Self-Organized, Scalable GPS-Free Localization of Wireless Sensors

Wireless sensors are expected to be widely deployed in the near future for a vast variety of applications. Sensing data is not useful unless the location where the data is collected is also known to the end users. Although much work has been done on the positioning of sensor nodes, proposed algorithms often are not applicable in certain environments. Furthermore, there is always a need to reduce their complexity and cost, and to improve accuracy for these algorithms. This work is primarily motivated by a new research project called WINES to deploy wireless sensors to monitor the conditions of London underground and water systems. Global Positioning System (GPS) based positioning methods are not applicable in the underground environments.
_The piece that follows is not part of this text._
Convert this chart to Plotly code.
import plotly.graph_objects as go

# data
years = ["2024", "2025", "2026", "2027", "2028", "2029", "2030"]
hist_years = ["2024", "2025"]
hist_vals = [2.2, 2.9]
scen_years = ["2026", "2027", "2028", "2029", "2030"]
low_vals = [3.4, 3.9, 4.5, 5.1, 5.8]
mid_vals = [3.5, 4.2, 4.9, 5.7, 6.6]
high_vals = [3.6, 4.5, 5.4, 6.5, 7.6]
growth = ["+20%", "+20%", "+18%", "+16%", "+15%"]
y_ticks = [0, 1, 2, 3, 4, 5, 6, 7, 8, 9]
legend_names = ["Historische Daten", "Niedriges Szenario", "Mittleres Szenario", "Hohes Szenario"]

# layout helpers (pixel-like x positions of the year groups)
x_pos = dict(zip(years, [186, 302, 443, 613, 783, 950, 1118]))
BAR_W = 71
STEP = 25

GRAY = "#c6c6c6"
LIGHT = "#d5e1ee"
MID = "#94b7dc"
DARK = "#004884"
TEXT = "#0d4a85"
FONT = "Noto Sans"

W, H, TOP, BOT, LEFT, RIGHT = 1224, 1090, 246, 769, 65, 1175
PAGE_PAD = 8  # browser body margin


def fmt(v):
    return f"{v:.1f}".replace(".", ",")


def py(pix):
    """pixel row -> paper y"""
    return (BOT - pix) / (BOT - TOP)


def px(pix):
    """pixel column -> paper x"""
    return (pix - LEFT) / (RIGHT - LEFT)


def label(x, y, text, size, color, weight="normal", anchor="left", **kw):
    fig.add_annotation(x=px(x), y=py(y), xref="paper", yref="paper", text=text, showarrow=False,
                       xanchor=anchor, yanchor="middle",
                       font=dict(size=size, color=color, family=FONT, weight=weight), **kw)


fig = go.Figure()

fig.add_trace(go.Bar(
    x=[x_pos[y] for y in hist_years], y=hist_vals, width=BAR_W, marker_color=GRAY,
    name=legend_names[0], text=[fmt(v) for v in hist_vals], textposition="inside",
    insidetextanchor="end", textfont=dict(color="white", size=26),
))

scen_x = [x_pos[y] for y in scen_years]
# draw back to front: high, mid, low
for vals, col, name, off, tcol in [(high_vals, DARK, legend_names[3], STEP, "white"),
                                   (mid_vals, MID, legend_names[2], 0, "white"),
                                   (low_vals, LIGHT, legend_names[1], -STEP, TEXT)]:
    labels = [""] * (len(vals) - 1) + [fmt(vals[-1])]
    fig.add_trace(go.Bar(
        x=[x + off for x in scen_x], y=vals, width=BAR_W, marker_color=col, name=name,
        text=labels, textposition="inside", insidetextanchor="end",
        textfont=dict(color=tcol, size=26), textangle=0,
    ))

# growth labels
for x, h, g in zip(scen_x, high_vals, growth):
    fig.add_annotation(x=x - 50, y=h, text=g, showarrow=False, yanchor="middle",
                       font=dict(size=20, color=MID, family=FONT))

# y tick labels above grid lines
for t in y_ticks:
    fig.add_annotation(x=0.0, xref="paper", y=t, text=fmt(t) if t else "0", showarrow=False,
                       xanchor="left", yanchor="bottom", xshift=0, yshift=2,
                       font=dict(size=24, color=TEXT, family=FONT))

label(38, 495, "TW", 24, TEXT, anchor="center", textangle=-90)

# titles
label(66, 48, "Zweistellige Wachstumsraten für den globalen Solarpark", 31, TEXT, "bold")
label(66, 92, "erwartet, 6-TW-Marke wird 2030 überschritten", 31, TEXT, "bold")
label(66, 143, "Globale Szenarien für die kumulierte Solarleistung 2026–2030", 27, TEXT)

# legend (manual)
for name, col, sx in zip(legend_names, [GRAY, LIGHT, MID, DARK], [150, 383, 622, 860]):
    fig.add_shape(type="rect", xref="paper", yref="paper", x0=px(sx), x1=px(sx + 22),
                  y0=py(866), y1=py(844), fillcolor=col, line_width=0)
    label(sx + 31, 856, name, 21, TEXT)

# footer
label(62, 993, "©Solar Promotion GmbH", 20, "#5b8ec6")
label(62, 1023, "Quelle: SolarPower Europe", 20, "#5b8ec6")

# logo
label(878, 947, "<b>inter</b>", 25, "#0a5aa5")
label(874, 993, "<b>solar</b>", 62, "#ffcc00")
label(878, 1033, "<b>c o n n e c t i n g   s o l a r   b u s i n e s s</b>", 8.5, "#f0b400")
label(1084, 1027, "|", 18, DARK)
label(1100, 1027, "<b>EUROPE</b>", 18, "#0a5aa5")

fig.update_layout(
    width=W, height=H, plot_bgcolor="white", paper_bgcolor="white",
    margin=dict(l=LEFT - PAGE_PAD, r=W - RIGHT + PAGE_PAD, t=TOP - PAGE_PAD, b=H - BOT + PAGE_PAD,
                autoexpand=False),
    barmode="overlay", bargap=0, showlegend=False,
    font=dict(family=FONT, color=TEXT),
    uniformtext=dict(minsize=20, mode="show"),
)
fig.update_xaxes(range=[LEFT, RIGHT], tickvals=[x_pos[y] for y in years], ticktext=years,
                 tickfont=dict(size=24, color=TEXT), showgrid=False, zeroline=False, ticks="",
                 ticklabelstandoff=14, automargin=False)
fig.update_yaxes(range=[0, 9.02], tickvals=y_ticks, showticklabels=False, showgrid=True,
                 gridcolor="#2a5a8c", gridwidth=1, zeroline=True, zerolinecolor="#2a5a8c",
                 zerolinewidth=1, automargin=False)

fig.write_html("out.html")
In addition, the tunnels and water pipes are not located at the same horizontal level, so existing algorithms proposed for two-dimensional deployment areas become inadequate. To overcome the challenge, we propose and study here a new localization algorithm by extending one proposed for two-dimensional service areas by Capkun et al. Our new scheme is a distributed, self-organized, infrastructure-free positioning algorithm that enables easy and flexible sensor deployment in the harsh environments. Furthermore, our computer simulation reveals that the new scheme achieves a satisfactory, relative average position error of less than 5% when the errors for distance estimations among sensors have a standard deviation of no more than 5%.